Window function acts not as expected when I use Order By (PySpark)

Solution 1:

The simple reason is that the default window range/row spec is Window.UnboundedPreceding to Window.CurrentRow, which means that the max is taken from the first row in that partition to the current row, NOT the last row of the partition.

This is a common gotcha. (you can replace .max() with sum() and see what output you get.
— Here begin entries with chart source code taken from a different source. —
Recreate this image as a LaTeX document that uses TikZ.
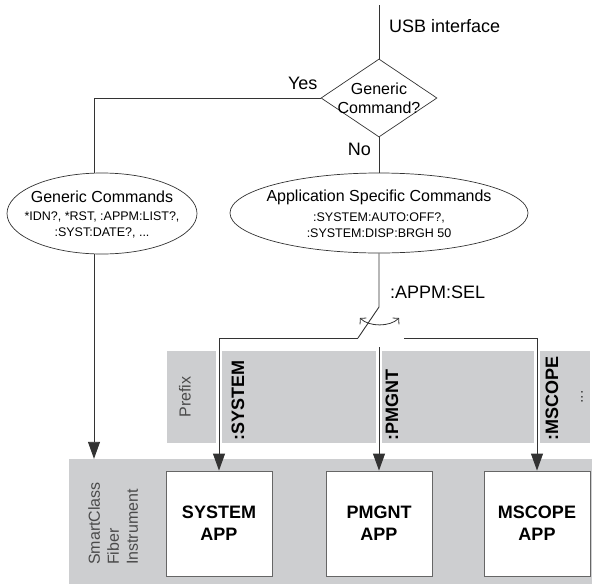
\documentclass[tikz,border=0pt]{standalone}
\usepackage{fontspec}
\setmainfont{Liberation Sans}
\usetikzlibrary{shapes.geometric, arrows, arrows.meta, positioning, calc}

\definecolor{bandgray}{HTML}{CDCED0}
\definecolor{linegray}{HTML}{333333}
\definecolor{labelgray}{HTML}{4A4A4A}

\tikzset{
  flow/.style={draw=linegray, line width=0.9pt},
  flowarrow/.style={flow, -{Triangle[length=17pt,width=12pt]}},
  decision/.style={diamond, draw=linegray, line width=0.7pt, minimum width=116pt, minimum height=78pt, inner sep=0pt},
  cmdset/.style={ellipse, draw=linegray, line width=0.7pt, inner sep=0pt},
  appbox/.style={rectangle, draw=black!60, line width=0.9pt, fill=white, minimum width=106pt, minimum height=105pt, align=center, font=\fontsize{18}{22}\selectfont\bfseries},
  prefixcell/.style={rectangle, fill=bandgray, minimum height=92pt, inner sep=0pt},
  bigtext/.style={font=\fontsize{18}{21}\selectfont, inner sep=0pt},
  midtext/.style={font=\fontsize{16}{19}\selectfont, inner sep=0pt, align=center},
  smalltext/.style={font=\fontsize{12.5}{16}\selectfont, inner sep=0pt, align=center},
  prefixtext/.style={font=\fontsize{18}{21}\selectfont\bfseries, inner sep=0pt, rotate=90, anchor=west},
}

\begin{document}
\begin{tikzpicture}[x=1pt, y=-1pt]
    \useasboundingbox (0,0) rectangle (592,584);

    % grey bands
    \node[prefixcell, minimum width=49pt] (cellprefix) at (191.5,397) {};
    \node[prefixcell, minimum width=154pt] (cellsystem) at (299,397) {};
    \node[prefixcell, minimum width=152pt] (cellpmgnt) at (458,397) {};
    \node[prefixcell, minimum width=50pt] (cellmscope) at (565,397) {};
    \node[rectangle, fill=bandgray, minimum width=523pt, minimum height=125pt, inner sep=0pt] (inst) at (330.5,521.5) {};

    \node[midtext, text=labelgray, rotate=90] (prefixlabel) at (185,397) {Prefix};
    \node[midtext, text=labelgray, rotate=90] (moredots) at (582,397) {...};
    \node[prefixtext] (sysprefix) at (238,441) {:SYSTEM};
    \node[prefixtext] (pmgprefix) at (392,441) {:PMGNT};
    \node[prefixtext] (mscprefix) at (552,441) {:MSCOPE};
    \node[midtext, text=labelgray, align=left, rotate=90, anchor=north west] (instlabel) at (88,565) {SmartClass\\Fiber\\Instrument};

    % decision and command sets
    \coordinate (usbtop) at (379,5);
    \node[decision] (gen) at (379,98) {};
    \node[midtext] (gentext) at (gen) {Generic\\Command?};
    \node[bigtext, anchor=west] (usblabel) at (389,26) {USB interface};
    \node[bigtext, above left=8pt and 3pt of gen.west] (yeslabel) {Yes};
    \node[bigtext, below left=6pt and 8pt of gen.south] (nolabel) {No};

    \node[cmdset, minimum width=190pt, minimum height=81pt] (gcmd) at (102,213.5) {};
    \node[midtext, yshift=16.5pt] (gcmdtitle) at (gcmd) {Generic Commands};
    \node[smalltext, yshift=-11.5pt] (gcmdlist) at (gcmd) {*IDN?, *RST, :APPM:LIST?,\\:SYST:DATE?, ...};

    \node[cmdset, minimum width=298pt, minimum height=80pt] (acmd) at (379,213) {};
    \node[midtext, yshift=16pt] (acmdtitle) at (acmd) {Application Specific Commands};
    \node[smalltext, yshift=-12pt] (acmdlist) at (acmd) {:SYSTEM:AUTO:OFF?,\\:SYSTEM:DISP:BRGH 50};

    % applications
    \node[appbox] (sysapp) at (219,523.5) {SYSTEM\\APP};
    \node[appbox] (pmgapp) at (379,523.5) {PMGNT\\APP};
    \node[appbox] (mscapp) at (537,523.5) {MSCOPE\\APP};

    % connectors
    \coordinate (gin) at (94,173);
    \coordinate (gout) at (94,254);
    \coordinate (swpivot) at (379,307);
    \coordinate (swtip) at (358,338);
    \coordinate (swright) at (404,338);
    \coordinate (pmgstart) at (379,347);

    \draw[flow] (usbtop) -- (gen.north);
    \draw[flow] (gen.west) -| (gin);
    \draw[flowarrow] (gout) -- (gout |- inst.north);
    \draw[flow] (gen.south) -- (acmd.north);
    \draw[flow] (acmd.south) -- (swpivot) -- (swtip);
    \draw[flowarrow] (swtip) -| (sysapp.north);
    \draw[flowarrow] (pmgstart) -- (pmgapp.north);
    \draw[flowarrow] (swright) -| (mscapp.north);
    \draw[draw=linegray, line width=0.8pt, {Straight Barb[length=4pt,width=9pt]}-{Straight Barb[length=4pt,width=9pt]}] (360,318) .. controls (369,327) and (390,327) .. (399,318);
    \node[bigtext, anchor=west] (sellabel) at (390,292) {:APPM:SEL};
\end{tikzpicture}
\end{document}
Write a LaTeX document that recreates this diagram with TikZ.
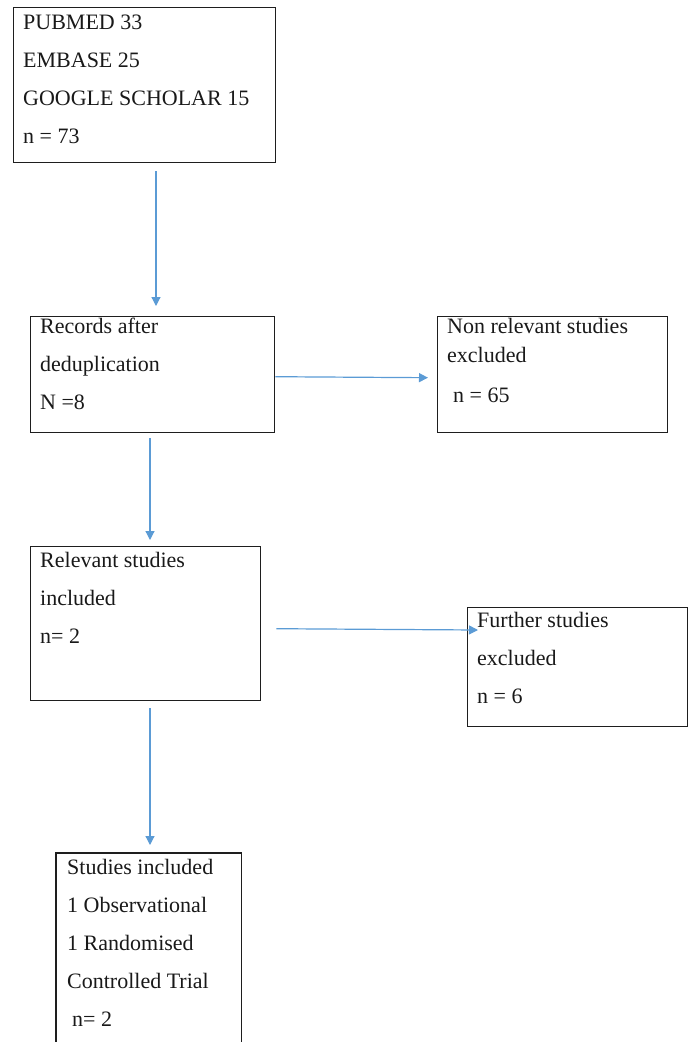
\documentclass[tikz,border=0pt]{standalone}
\usepackage{fontspec}
\setmainfont{Liberation Serif}
\usetikzlibrary{arrows.meta,calc}
\definecolor{arrblue}{RGB}{91,155,213}
\definecolor{boxline}{RGB}{30,30,30}
\begin{document}
\begin{tikzpicture}[x=1pt,y=-1pt,
  box/.style={draw=boxline,line width=1.4pt,inner sep=0pt,anchor=north west},
  openbox/.style={inner sep=0pt,anchor=north west},
  lbl/.style={anchor=base west,inner sep=0pt,font=\fontsize{22}{38}\selectfont,text=black!90},
  arr/.style={draw=arrblue,line width=1.2pt,-{Triangle[length=9pt,width=9pt]}}]
\useasboundingbox (0,0) rectangle (688,1042);
% boxes
\node[box,minimum width=262pt,minimum height=155pt] (b1) at (13,7) {};
\node[box,minimum width=244pt,minimum height=116pt] (b2) at (30,316) {};
\node[box,minimum width=230pt,minimum height=116pt] (b3) at (437,316) {};
\node[box,minimum width=230pt,minimum height=154pt] (b4) at (30,546) {};
\node[box,minimum width=220pt,minimum height=119pt] (b6) at (467,607) {};
\node[openbox,minimum width=185pt,minimum height=200pt] (b5) at (56,853) {};
\draw[boxline,line width=1.4pt] (b5.south west) -- (b5.north west) -- (b5.north east) -- (b5.south east);
% texts
\node[lbl] (t1) at (23,29) {\begin{tabular}[t]{@{}l@{}}PUBMED 33\\EMBASE 25\\GOOGLE SCHOLAR 15\\n = 73\end{tabular}};
\node[lbl] (t2) at (40,333) {\begin{tabular}[t]{@{}l@{}}Records after\\deduplication\\N =8\end{tabular}};
\node[lbl] (t3) at (447,333) {\begin{tabular}[t]{@{}l@{}}Non relevant studies\\[-9pt]excluded\\[2pt]\hspace{6pt}n = 65\end{tabular}};
\node[lbl] (t4) at (40,567) {\begin{tabular}[t]{@{}l@{}}Relevant studies\\included\\n= 2\end{tabular}};
\node[lbl] (t6) at (477,627) {\begin{tabular}[t]{@{}l@{}}Further studies\\excluded\\n = 6\end{tabular}};
\node[lbl] (t5) at (67,874) {\begin{tabular}[t]{@{}l@{}}Studies included\\1 Observational\\1 Randomised\\Controlled Trial\\\hspace{5pt}n= 2\end{tabular}};
% arrows
\draw[arr] ($(b1.south west)+(143,8)$) -- ($(b2.north west)+(126,-10)$);
\draw[arr] ($(b2.east)+(0,2)$) -- ($(b3.west)+(-9,3)$);
\draw[arr] ($(b2.south west)+(120,5)$) -- ($(b4.north west)+(120,-6)$);
\draw[arr] ($(b4.east)+(15,5)$) -- ($(b6.north west)+(11,23)$);
\draw[arr] ($(b4.south west)+(120,7)$) -- ($(b5.north west)+(94,-8)$);
\end{tikzpicture}
\end{document}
It also changes depending on how you order the partition.)

To solve this, you can specify that you want the max of each partition to always be calculated using the full window partition, like so:

window_spec = Window.partitionBy(df['CATEGORY']).orderBy(df['REVENUE']).rowsBetween(Window.unboundedPreceding, Window.unboundedFollowing)

revenue_difference = F.max(df['REVENUE']).over(window_spec)

df.select(
  df['CATEGORY'],
  df['REVENUE'],
  revenue_difference.alias("revenue_difference")).show()
+----------+-------+------------------+
|  CATEGORY|REVENUE|revenue_difference|
+----------+-------+------------------+
|    Tablet|   6500|              6500|
|    Tablet|   5500|              6500|
|    Tablet|   4500|              6500|
|    Tablet|   3000|              6500|
|    Tablet|   2500|              6500|
|    Tablet|   1500|              6500|
|Cell Phone|   6000|              6000|
|Cell Phone|   6000|              6000|
|Cell Phone|   5000|              6000|
|Cell Phone|   3000|              6000|
|Cell Phone|   3000|              6000|
+----------+-------+------------------+